Personne parmi ceux qui se soucient de cette question ne réclame des « balles vertes » ou des « bombes vertes », mais les chercheurs militaires et les ministères de la défense tentent régulièrement de nous persuader qu’ils peuvent désormais faire exploser des personnes de manière durable. Depuis de nombreuses années, les militants écologistes soulignent que la paix et la protection de l’environnement doivent aller de pair. La guerre est aussi dévastatrice pour les écosystèmes que pour les populations, et la dégradation de l’environnement est une cause majeure de guerre.

Pour le gouvernement israélien, la destruction des écosystèmes et des moyens de subsistance des populations semble être un objectif stratégique majeur. Il semble rechercher ce que certains ont appelé un « holocide » : la destruction complète de tous les aspects de la vie à Gaza.

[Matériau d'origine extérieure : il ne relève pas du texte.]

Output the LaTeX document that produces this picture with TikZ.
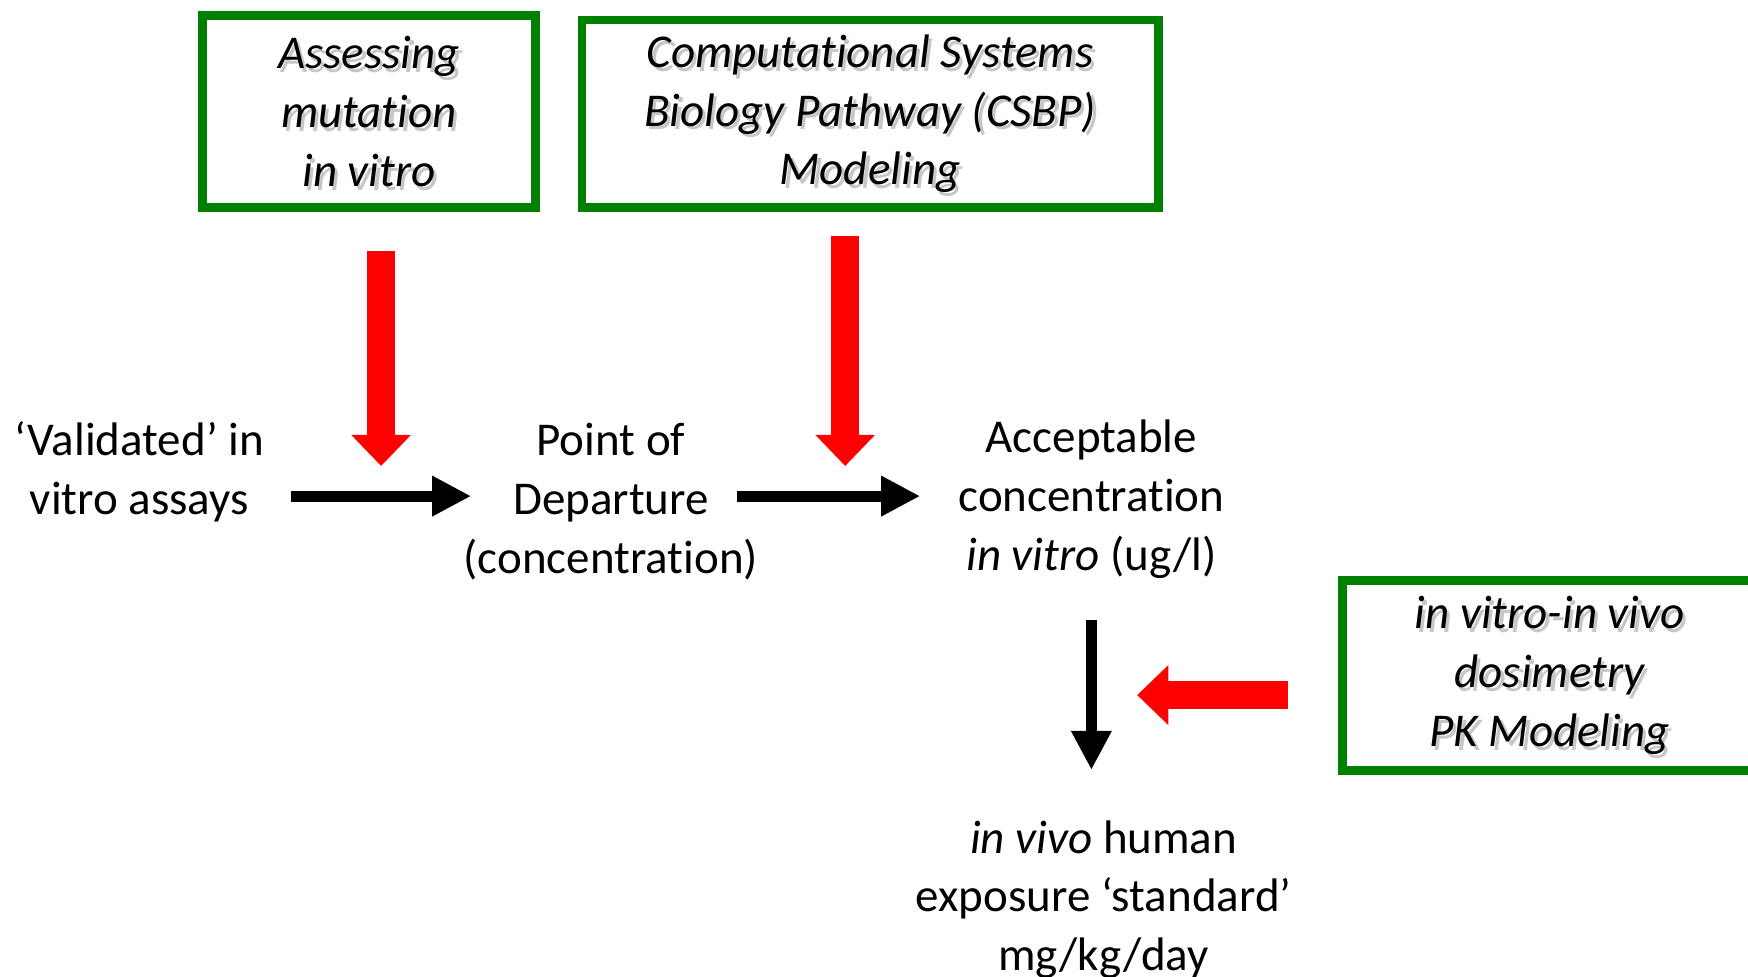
\documentclass[tikz,border=0pt]{standalone}
\usepackage{fontspec}
\setmainfont{Carlito}[Ligatures={NoCommon}]
\usetikzlibrary{arrows.meta, positioning, calc}
\definecolor{boxGreen}{HTML}{008000}
\definecolor{arrRed}{HTML}{FF0000}
\tikzset{
  % green framed method boxes
  gbox/.style={draw=boxGreen, line width=4.5pt, minimum height=3.44cm, inner sep=0pt},
  gtext/.style={align=center, inner sep=0pt, font=\fontsize{24}{30}\selectfont\itshape},
  gshadow/.style={gtext, text=black!22},
  % labels along the chain
  stage/.style={align=center, inner sep=0pt, font=\fontsize{24}{30}\selectfont},
  % block arrows
  blkarr/.style={-{Triangle[length=0.7cm,width=0.68cm]}, line width=0.2cm, black},
  redarr/.style={-{Triangle[length=0.56cm,width=1.04cm]}, line width=0.5cm, arrRed},
}
% italic box text with a soft drop shadow
\newcommand{\gboxtext}[2]{%
  \node[gshadow] at ([shift={(0.06,-0.07)}]#1.center) {#2};
  \node[gtext] (#1-t) at (#1.center) {#2};
}

\begin{document}
\begin{tikzpicture}
\useasboundingbox (0,0) rectangle (31.36,-17.52);

% method boxes
\node[gbox, minimum width=5.96cm] (mut) at (6.62,-2.0) {};
\gboxtext{mut}{Assessing\\mutation\\in vitro}
\node[gbox, minimum width=10.34cm, minimum height=3.36cm] (csbp) at (15.61,-2.04) {};
\gboxtext{csbp}{Computational Systems\\Biology Pathway (CSBP)\\Modeling}
\node[gbox, minimum width=7.44cm, minimum height=3.4cm] (ivive) at (27.8,-12.12) {};
\gboxtext{ivive}{in vitro-in vivo\\dosimetry\\PK Modeling}

% chain of stages
\node[stage] (valid)  at (2.5,-8.46)  {‘Validated’ in\\vitro assays};
\node[stage] (pod)    at (10.96,-9.0) {Point of\\Departure\\(concentration)};
\node[stage] (accept) at (19.58,-8.96) {Acceptable\\concentration\\\textit{in vitro} (ug/l)};
\node[stage] (invivo) at (19.8,-16.14) {\textit{in vivo} human\\exposure ‘standard’\\mg/kg/day};

% black arrows between stages
\draw[blkarr] ($(valid.east |- pod.west)+(0.48,0.1)$) -- coordinate[pos=.5] (m1) ($(pod.west)+(0.14,0.1)$);
\draw[blkarr] ($(pod.east)+(-0.38,0.1)$) -- coordinate[pos=.59] (m2) ($(accept.west |- pod.east)+(-0.68,0.1)$);
\draw[blkarr] ($(accept.south)+(0,-0.74)$) -- coordinate[pos=.5] (m3) ($(accept.south |- invivo.north)+(0,0.9)$);

% red arrows from the method boxes
\draw[redarr, shorten <=0.7cm, shorten >=0.54cm] (mut.south -| m1) -- (m1);
\draw[redarr, shorten <=0.44cm, shorten >=0.54cm] (csbp.south -| m2) -- (m2);
\draw[redarr, shorten <=0.9cm, shorten >=0.82cm] (ivive.west |- m3) -- (m3);

\end{tikzpicture}
\end{document}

Même en l’absence d’une loi spécifique sur l’écocide, que beaucoup d’entre nous réclament, la destruction des écosystèmes palestiniens est en violation flagrante de l’article 8 du Statut de Rome et devrait être considérée comme un crime grave au même titre que le génocide.

Mais si le projet final consiste à créer une « Riviera de Gaza » ou un projet similaire visant à construire une technopole élitiste et inquiétante, dépourvue de lieu et d’histoire, du type de celles que Donald Trump et certains hauts responsables politiques israéliens privilégient, alors qui a besoin d’arbres, de sol ou de cultures pour cela ? Il n’y a aucun coût pour les auteurs de ces crimes. Du moins, pas avant qu’ils ne soient traduits en justice.